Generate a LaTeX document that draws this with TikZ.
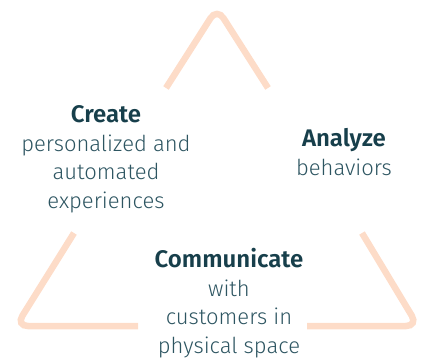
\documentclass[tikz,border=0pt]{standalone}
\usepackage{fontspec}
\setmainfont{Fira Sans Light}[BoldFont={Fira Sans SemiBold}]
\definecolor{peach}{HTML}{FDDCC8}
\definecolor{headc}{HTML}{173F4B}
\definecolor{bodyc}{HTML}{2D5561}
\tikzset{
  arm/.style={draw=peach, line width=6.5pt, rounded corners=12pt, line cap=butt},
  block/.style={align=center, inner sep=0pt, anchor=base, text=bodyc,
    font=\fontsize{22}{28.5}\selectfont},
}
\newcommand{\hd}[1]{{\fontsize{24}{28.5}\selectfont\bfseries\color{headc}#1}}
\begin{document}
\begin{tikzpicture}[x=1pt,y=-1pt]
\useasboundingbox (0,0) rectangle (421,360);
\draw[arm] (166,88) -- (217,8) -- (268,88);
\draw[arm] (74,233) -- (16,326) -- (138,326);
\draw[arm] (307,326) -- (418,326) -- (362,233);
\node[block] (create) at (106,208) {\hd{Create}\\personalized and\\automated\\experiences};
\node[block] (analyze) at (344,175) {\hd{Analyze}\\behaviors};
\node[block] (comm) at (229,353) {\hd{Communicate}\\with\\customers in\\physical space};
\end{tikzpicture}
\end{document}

### TASK
Omit the pictures and output all of the other material exactly.

### TASK OUTPUT
Generate a LaTeX document that draws this with TikZ.
\documentclass[tikz,border=0pt]{standalone}
\usepackage{fontspec}
\setmainfont{Fira Sans Light}[BoldFont={Fira Sans SemiBold}]
\definecolor{peach}{HTML}{FDDCC8}
\definecolor{headc}{HTML}{173F4B}
\definecolor{bodyc}{HTML}{2D5561}
\tikzset{
  arm/.style={draw=peach, line width=6.5pt, rounded corners=12pt, line cap=butt},
  block/.style={align=center, inner sep=0pt, anchor=base, text=bodyc,
    font=\fontsize{22}{28.5}\selectfont},
}
\newcommand{\hd}[1]{{\fontsize{24}{28.5}\selectfont\bfseries\color{headc}#1}}
\begin{document}
\begin{tikzpicture}[x=1pt,y=-1pt]
\useasboundingbox (0,0) rectangle (421,360);
\draw[arm] (166,88) -- (217,8) -- (268,88);
\draw[arm] (74,233) -- (16,326) -- (138,326);
\draw[arm] (307,326) -- (418,326) -- (362,233);
\node[block] (create) at (106,208) {\hd{Create}\\personalized and\\automated\\experiences};
\node[block] (analyze) at (344,175) {\hd{Analyze}\\behaviors};
\node[block] (comm) at (229,353) {\hd{Communicate}\\with\\customers in\\physical space};
\end{tikzpicture}
\end{document}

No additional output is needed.